Ma'ani Sahja: A Distinctive Type of Folk Song in Jordan
By Abdullah Al Hassan
The researcher studied a type of folk song in Jordan known as ‘Al Sahja Al Ma'aniyeh’. A type of folk poetry, it derives its name from the folkloric dance that accompanies it. The city of Ma'an is said to have pioneered this folkloric art a long time ago.
The researcher points out that Sahja is performed at events and celebrations. A group of performers who have mastered Sahja forms a ring in the middle of the space; they sometimes create two teams in the form of crescents. A well-versed poet improvises a line of poetry that is repeated by the leader of the other team. After a brief silence, the poet of the second team responds to the first line, which is also repeated by his own team. Both groups continue to compose lines to the accompaniment of clapping and dancing.

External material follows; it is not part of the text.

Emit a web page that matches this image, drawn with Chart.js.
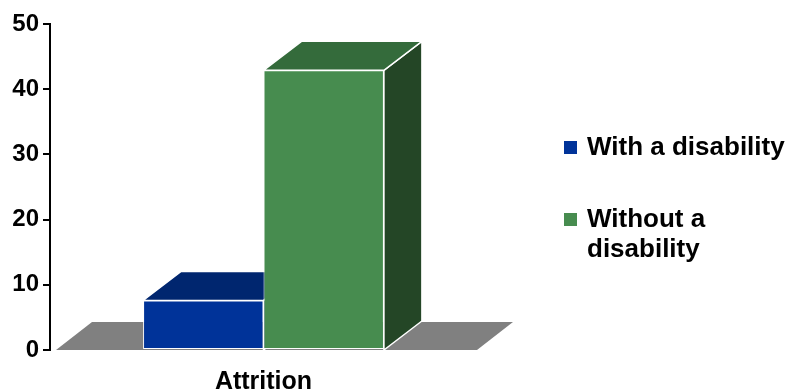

The dance involves the dancers standing together, sitting in the middle of the second row, bending, squatting, clapping and moving their heads to the right and left. One member of the team stands in front participating in the movements and performance. The line of poetry that is recited is consistent with the movement, meaning and sound.
Research highlights the difference between old and recent versions of Sahja. The poet who composes poetry on the spot has been replaced by a group of people who memorise and recite verses of Sahja poetry.
The researcher points out the purposes of the Sahja, which is rich in meanings and connotations related to the society’s prevailing customs and traditions. With more than a thousand lines of poetry, the Sahja is also rich in proverbs, wisdom and wise sayings.